» **WHAT IS REQUIRED**: Would you write out the listing verbatim and skip every picture in it?

>> START SOURCE MATERIAL

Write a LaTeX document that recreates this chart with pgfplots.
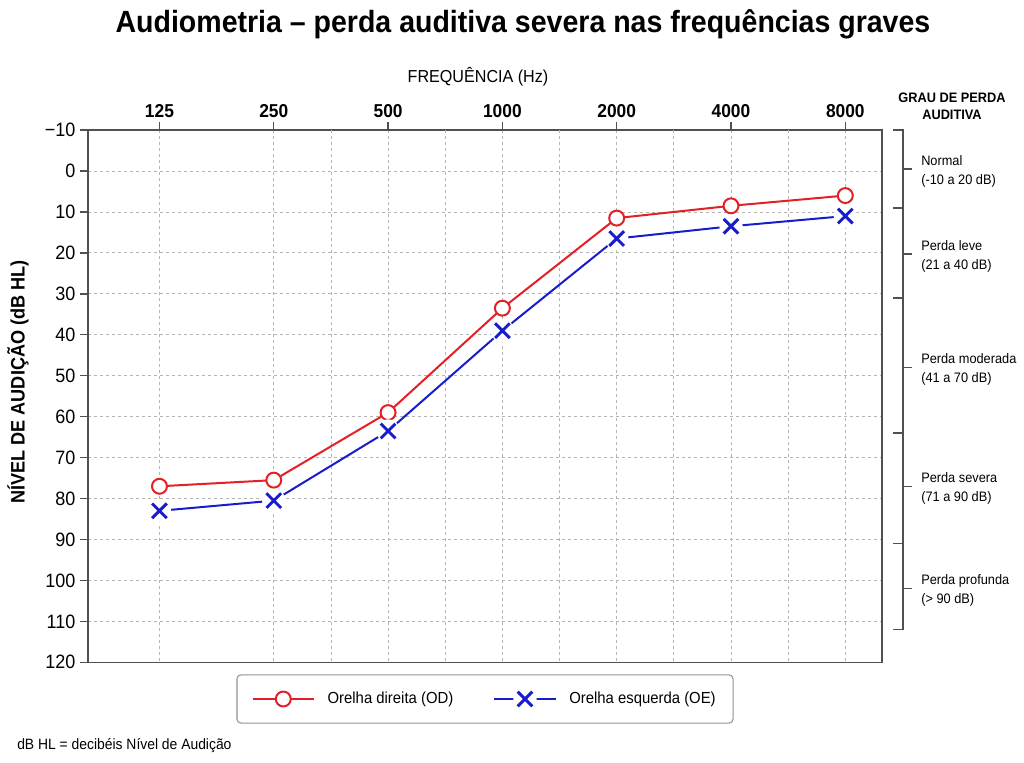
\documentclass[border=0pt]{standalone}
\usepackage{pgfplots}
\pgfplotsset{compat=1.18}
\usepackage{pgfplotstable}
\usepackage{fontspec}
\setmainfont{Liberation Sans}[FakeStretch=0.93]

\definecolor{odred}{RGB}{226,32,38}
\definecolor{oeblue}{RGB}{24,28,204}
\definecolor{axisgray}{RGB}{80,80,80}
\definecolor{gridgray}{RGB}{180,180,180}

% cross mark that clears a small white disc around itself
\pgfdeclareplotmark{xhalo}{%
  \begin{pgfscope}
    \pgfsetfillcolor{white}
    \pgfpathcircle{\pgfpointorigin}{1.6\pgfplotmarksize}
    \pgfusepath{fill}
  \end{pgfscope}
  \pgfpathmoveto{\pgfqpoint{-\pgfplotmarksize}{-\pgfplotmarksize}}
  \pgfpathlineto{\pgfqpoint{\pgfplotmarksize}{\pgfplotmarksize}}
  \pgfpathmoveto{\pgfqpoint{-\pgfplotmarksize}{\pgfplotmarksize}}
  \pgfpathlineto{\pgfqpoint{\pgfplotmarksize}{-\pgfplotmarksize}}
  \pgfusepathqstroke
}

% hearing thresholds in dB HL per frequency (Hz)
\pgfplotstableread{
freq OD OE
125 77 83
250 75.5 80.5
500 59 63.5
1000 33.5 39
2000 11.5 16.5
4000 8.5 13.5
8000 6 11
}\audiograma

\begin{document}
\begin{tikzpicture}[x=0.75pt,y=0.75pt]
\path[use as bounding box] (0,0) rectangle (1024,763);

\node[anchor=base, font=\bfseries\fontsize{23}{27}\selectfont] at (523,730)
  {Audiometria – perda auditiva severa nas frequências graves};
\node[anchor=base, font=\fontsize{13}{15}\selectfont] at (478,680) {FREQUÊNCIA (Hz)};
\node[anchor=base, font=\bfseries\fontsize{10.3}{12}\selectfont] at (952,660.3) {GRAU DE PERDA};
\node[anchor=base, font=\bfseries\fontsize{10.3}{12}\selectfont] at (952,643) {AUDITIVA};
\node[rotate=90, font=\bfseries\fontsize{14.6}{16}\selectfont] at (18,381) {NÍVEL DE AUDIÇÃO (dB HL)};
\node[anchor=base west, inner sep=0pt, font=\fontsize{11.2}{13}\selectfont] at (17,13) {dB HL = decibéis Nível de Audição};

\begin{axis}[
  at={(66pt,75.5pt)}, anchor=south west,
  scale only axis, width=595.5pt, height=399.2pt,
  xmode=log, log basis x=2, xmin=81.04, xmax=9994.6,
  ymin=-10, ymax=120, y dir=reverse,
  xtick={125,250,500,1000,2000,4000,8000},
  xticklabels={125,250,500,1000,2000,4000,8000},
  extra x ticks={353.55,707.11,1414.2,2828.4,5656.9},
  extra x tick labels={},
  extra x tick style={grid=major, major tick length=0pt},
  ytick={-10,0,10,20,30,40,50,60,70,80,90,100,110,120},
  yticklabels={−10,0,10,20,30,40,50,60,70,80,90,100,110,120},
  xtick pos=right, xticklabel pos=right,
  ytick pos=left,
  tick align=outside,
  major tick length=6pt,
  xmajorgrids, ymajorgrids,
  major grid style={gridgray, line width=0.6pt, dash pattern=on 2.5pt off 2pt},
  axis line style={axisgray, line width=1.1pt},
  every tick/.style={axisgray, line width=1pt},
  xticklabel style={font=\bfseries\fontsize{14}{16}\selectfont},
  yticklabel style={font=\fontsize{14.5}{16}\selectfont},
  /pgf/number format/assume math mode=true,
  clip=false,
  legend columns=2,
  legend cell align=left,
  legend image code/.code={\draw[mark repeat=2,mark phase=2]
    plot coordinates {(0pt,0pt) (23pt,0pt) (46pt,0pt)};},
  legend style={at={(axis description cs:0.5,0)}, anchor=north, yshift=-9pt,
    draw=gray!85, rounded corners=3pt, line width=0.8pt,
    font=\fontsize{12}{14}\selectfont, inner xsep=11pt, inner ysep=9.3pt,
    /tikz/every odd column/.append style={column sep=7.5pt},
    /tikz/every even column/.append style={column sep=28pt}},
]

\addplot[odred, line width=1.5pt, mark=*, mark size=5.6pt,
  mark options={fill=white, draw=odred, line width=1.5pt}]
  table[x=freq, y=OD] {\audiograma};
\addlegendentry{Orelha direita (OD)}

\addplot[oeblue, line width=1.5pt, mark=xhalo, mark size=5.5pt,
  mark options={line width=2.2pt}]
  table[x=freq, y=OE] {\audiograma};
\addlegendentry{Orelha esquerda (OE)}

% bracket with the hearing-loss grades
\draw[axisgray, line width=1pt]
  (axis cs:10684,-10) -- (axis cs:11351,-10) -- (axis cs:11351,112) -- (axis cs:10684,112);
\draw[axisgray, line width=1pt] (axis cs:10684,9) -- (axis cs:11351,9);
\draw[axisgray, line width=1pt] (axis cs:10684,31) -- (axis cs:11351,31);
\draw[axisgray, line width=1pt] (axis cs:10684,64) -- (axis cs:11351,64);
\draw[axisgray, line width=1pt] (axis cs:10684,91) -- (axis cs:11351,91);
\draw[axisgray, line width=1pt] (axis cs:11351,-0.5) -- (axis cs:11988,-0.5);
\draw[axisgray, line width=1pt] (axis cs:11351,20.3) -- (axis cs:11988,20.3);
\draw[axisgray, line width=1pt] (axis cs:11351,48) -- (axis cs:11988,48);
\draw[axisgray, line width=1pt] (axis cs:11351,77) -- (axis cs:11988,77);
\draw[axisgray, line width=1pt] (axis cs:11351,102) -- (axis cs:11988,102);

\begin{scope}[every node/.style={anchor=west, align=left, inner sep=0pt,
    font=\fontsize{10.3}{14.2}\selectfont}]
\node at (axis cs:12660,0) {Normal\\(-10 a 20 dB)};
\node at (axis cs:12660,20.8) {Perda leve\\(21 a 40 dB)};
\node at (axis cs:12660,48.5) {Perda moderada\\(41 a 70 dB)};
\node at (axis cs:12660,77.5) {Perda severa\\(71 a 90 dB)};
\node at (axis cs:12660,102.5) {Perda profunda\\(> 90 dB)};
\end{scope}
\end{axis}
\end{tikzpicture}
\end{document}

>> END SOURCE MATERIAL

» **WORKED SOLUTION**:
Write a LaTeX document that recreates this chart with pgfplots.
\documentclass[border=0pt]{standalone}
\usepackage{pgfplots}
\pgfplotsset{compat=1.18}
\usepackage{pgfplotstable}
\usepackage{fontspec}
\setmainfont{Liberation Sans}[FakeStretch=0.93]

\definecolor{odred}{RGB}{226,32,38}
\definecolor{oeblue}{RGB}{24,28,204}
\definecolor{axisgray}{RGB}{80,80,80}
\definecolor{gridgray}{RGB}{180,180,180}

% cross mark that clears a small white disc around itself
\pgfdeclareplotmark{xhalo}{%
  \begin{pgfscope}
    \pgfsetfillcolor{white}
    \pgfpathcircle{\pgfpointorigin}{1.6\pgfplotmarksize}
    \pgfusepath{fill}
  \end{pgfscope}
  \pgfpathmoveto{\pgfqpoint{-\pgfplotmarksize}{-\pgfplotmarksize}}
  \pgfpathlineto{\pgfqpoint{\pgfplotmarksize}{\pgfplotmarksize}}
  \pgfpathmoveto{\pgfqpoint{-\pgfplotmarksize}{\pgfplotmarksize}}
  \pgfpathlineto{\pgfqpoint{\pgfplotmarksize}{-\pgfplotmarksize}}
  \pgfusepathqstroke
}

% hearing thresholds in dB HL per frequency (Hz)
\pgfplotstableread{
freq OD OE
125 77 83
250 75.5 80.5
500 59 63.5
1000 33.5 39
2000 11.5 16.5
4000 8.5 13.5
8000 6 11
}\audiograma

\begin{document}
\begin{tikzpicture}[x=0.75pt,y=0.75pt]
\path[use as bounding box] (0,0) rectangle (1024,763);

\node[anchor=base, font=\bfseries\fontsize{23}{27}\selectfont] at (523,730)
  {Audiometria – perda auditiva severa nas frequências graves};
\node[anchor=base, font=\fontsize{13}{15}\selectfont] at (478,680) {FREQUÊNCIA (Hz)};
\node[anchor=base, font=\bfseries\fontsize{10.3}{12}\selectfont] at (952,660.3) {GRAU DE PERDA};
\node[anchor=base, font=\bfseries\fontsize{10.3}{12}\selectfont] at (952,643) {AUDITIVA};
\node[rotate=90, font=\bfseries\fontsize{14.6}{16}\selectfont] at (18,381) {NÍVEL DE AUDIÇÃO (dB HL)};
\node[anchor=base west, inner sep=0pt, font=\fontsize{11.2}{13}\selectfont] at (17,13) {dB HL = decibéis Nível de Audição};

\begin{axis}[
  at={(66pt,75.5pt)}, anchor=south west,
  scale only axis, width=595.5pt, height=399.2pt,
  xmode=log, log basis x=2, xmin=81.04, xmax=9994.6,
  ymin=-10, ymax=120, y dir=reverse,
  xtick={125,250,500,1000,2000,4000,8000},
  xticklabels={125,250,500,1000,2000,4000,8000},
  extra x ticks={353.55,707.11,1414.2,2828.4,5656.9},
  extra x tick labels={},
  extra x tick style={grid=major, major tick length=0pt},
  ytick={-10,0,10,20,30,40,50,60,70,80,90,100,110,120},
  yticklabels={−10,0,10,20,30,40,50,60,70,80,90,100,110,120},
  xtick pos=right, xticklabel pos=right,
  ytick pos=left,
  tick align=outside,
  major tick length=6pt,
  xmajorgrids, ymajorgrids,
  major grid style={gridgray, line width=0.6pt, dash pattern=on 2.5pt off 2pt},
  axis line style={axisgray, line width=1.1pt},
  every tick/.style={axisgray, line width=1pt},
  xticklabel style={font=\bfseries\fontsize{14}{16}\selectfont},
  yticklabel style={font=\fontsize{14.5}{16}\selectfont},
  /pgf/number format/assume math mode=true,
  clip=false,
  legend columns=2,
  legend cell align=left,
  legend image code/.code={\draw[mark repeat=2,mark phase=2]
    plot coordinates {(0pt,0pt) (23pt,0pt) (46pt,0pt)};},
  legend style={at={(axis description cs:0.5,0)}, anchor=north, yshift=-9pt,
    draw=gray!85, rounded corners=3pt, line width=0.8pt,
    font=\fontsize{12}{14}\selectfont, inner xsep=11pt, inner ysep=9.3pt,
    /tikz/every odd column/.append style={column sep=7.5pt},
    /tikz/every even column/.append style={column sep=28pt}},
]

\addplot[odred, line width=1.5pt, mark=*, mark size=5.6pt,
  mark options={fill=white, draw=odred, line width=1.5pt}]
  table[x=freq, y=OD] {\audiograma};
\addlegendentry{Orelha direita (OD)}

\addplot[oeblue, line width=1.5pt, mark=xhalo, mark size=5.5pt,
  mark options={line width=2.2pt}]
  table[x=freq, y=OE] {\audiograma};
\addlegendentry{Orelha esquerda (OE)}

% bracket with the hearing-loss grades
\draw[axisgray, line width=1pt]
  (axis cs:10684,-10) -- (axis cs:11351,-10) -- (axis cs:11351,112) -- (axis cs:10684,112);
\draw[axisgray, line width=1pt] (axis cs:10684,9) -- (axis cs:11351,9);
\draw[axisgray, line width=1pt] (axis cs:10684,31) -- (axis cs:11351,31);
\draw[axisgray, line width=1pt] (axis cs:10684,64) -- (axis cs:11351,64);
\draw[axisgray, line width=1pt] (axis cs:10684,91) -- (axis cs:11351,91);
\draw[axisgray, line width=1pt] (axis cs:11351,-0.5) -- (axis cs:11988,-0.5);
\draw[axisgray, line width=1pt] (axis cs:11351,20.3) -- (axis cs:11988,20.3);
\draw[axisgray, line width=1pt] (axis cs:11351,48) -- (axis cs:11988,48);
\draw[axisgray, line width=1pt] (axis cs:11351,77) -- (axis cs:11988,77);
\draw[axisgray, line width=1pt] (axis cs:11351,102) -- (axis cs:11988,102);

\begin{scope}[every node/.style={anchor=west, align=left, inner sep=0pt,
    font=\fontsize{10.3}{14.2}\selectfont}]
\node at (axis cs:12660,0) {Normal\\(-10 a 20 dB)};
\node at (axis cs:12660,20.8) {Perda leve\\(21 a 40 dB)};
\node at (axis cs:12660,48.5) {Perda moderada\\(41 a 70 dB)};
\node at (axis cs:12660,77.5) {Perda severa\\(71 a 90 dB)};
\node at (axis cs:12660,102.5) {Perda profunda\\(> 90 dB)};
\end{scope}
\end{axis}
\end{tikzpicture}
\end{document}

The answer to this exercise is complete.